Some matches sell themselves with pedigree and prestige, but others—the ones you didn't circle in red ink at the start of the season—sneak up on you, tap you on the shoulder, and remind you that football gods love a good plot twist. This Saturday at Hayes Lane, tenth-placed Bromley welcomes fourth-placed MK Dons in a League Two clash that promises more tension than a bar brawl at last orders, with just three points separating both sides and neither willing to blink first.
Let's start with Bromley—League Two’s newest party crashers. Forget the form table and the stat sheets for a moment. You want heart and hustle? Bromley delivers, even when their recent results read like an unfinished symphony: a win, a draw, three defeats, but always a sense they’re on the verge of something. Yes, they’ve conceded first in three straight, but they've got Michael Cheek. Cheek doesn’t just lead the line; he embodies the spirit of a club still pinching itself to be here. Four goals in the last five for Bromley, three for Cheek—a striker who scores in bunches, especially when the ball’s bouncing around in the penalty area like a cat in a cardboard box.
But Bromley aren’t about soloists; their greatest weapon is chaos. They average nearly two goals a game, often from set-pieces and second balls. Kyle Cameron and Nicke Kabamba bring muscle and movement to a forward line that’s never static, and when they click—see the 3-3 madness against Tranmere—they turn defensive lines into origami. The flip side? Defensive frailty. Bromley has coughed up eight goals in their last five, shipping three at home to Tranmere and two at Cambridge. It’s football as pure adrenaline, but the kind that leaves your supporters searching for the antacids.

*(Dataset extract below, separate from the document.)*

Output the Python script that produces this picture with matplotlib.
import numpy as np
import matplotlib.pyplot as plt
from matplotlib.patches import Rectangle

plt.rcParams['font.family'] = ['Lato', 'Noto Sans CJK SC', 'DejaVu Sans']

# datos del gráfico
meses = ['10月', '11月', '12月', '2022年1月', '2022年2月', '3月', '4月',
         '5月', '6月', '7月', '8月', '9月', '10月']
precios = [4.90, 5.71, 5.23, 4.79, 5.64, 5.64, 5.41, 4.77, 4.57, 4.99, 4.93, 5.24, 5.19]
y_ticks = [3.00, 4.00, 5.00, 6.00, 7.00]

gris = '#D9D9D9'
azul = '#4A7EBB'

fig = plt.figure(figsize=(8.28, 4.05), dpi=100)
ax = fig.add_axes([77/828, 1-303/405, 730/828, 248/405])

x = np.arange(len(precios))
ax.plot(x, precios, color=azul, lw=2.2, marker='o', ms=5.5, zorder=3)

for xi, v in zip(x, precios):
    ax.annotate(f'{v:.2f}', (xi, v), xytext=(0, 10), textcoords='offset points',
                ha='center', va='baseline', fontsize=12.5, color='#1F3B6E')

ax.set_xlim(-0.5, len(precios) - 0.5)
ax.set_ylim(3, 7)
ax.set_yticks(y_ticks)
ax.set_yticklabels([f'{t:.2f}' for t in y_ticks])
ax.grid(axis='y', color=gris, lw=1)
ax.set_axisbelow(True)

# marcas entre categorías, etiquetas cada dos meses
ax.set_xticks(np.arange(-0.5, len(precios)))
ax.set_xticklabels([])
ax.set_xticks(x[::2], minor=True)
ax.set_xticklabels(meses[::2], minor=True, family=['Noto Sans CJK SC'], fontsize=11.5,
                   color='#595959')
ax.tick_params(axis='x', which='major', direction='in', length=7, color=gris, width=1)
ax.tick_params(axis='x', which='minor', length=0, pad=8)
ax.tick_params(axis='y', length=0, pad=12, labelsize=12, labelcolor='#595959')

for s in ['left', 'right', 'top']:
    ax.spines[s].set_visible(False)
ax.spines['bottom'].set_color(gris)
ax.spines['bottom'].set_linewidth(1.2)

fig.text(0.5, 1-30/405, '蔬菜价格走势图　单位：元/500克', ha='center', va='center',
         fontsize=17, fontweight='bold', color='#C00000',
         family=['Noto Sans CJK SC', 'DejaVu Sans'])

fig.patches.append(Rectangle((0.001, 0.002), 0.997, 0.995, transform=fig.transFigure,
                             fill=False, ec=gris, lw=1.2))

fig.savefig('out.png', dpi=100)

For Milton Keynes Dons, this is a different kind of story—a club trying to reassert itself among the bigger fish. Fourth place heading into the weekend, unbeaten in five of their last six, and coming off a convincing 3-1 takedown of Crewe that looked almost routine. Alex Gilbey, the Dons’ midfield metronome, is in the form of his life with six goals already—a threat on the late run and just as likely to pick a pass as he is to tuck it away himself. Don’t forget Will Collar, who popped up with the opener against Crewe, and the ever-dangerous Callum Paterson, whose ability to ghost between the lines gives most League Two defenders nightmares.
What really stands out about the Dons this season is the sense of structure and purpose under Paul Warne. Press high, move the ball quickly, and trust that the talent—Paterson, Nathaniel Mendez-Laing, and the electric Aaron Nemane—will eventually find a way through. Their transfer moves were the kind that make League Two rivals jealous: players with Championship mileage brought in for a promotion push, and, for once, a squad not held together by duct tape and borrowed time.
But, as always, the Dons have their Achilles’ heel. Discipline. Thirty-three yellows, two reds, and now centre-back Luke Offord is suspended for this one, leaving the defense feeling a little exposed—especially away from home. Captain Gilbey is one card from a forced vacation, too. In a game that will likely be a scrap in the trenches, don’t bet against that tally rising. And if Bromley can get under their skin—poke and prod with the physicality they brought against Crewe and Tranmere—the Dons could be sweating more than their supporters in the away end.
Tactically, this is a contest of opposites. Bromley will rely on set pieces, second phases, and the force of will conjured from a home crowd that’s quickly adjusting to bigger occasions. The Dons, by contrast, want structure—early control, quick vertical transitions, and, ideally, an early lead that lets their big-game players dictate the pace. But the best-laid plans, as they say, rarely survive a League Two Saturday.
So what’s really at stake? For MK Dons, it’s simple: keep pace with the leaders, prove that this rebuilt team is more than a nice story—it’s a legitimate threat to automatic promotion. For Bromley, it’s about belief. Steal a win here, and suddenly they aren’t just guests at the party—they’re rearranging the furniture and putting on their own playlist.
Prediction? If you’re looking for neatness, look elsewhere. This one’s got late drama written all over it—goals at both ends, tempers flaring, and a referee who’ll need eyes in the back of his head. Bromley’s home record and attacking aggression will test the Dons’ defensive nerve, especially with Offord missing. But the Dons’ class—Gilbey’s surges, Paterson’s cleverness—should just about see them through, even if it takes a last-gasp winner or a set-piece scramble.
In a season where every point matters, and every slip feels seismic, Hayes Lane might be the place where League Two’s best-laid plans go to die. Or, if you’re lucky enough to be there when the dust settles, to be born anew.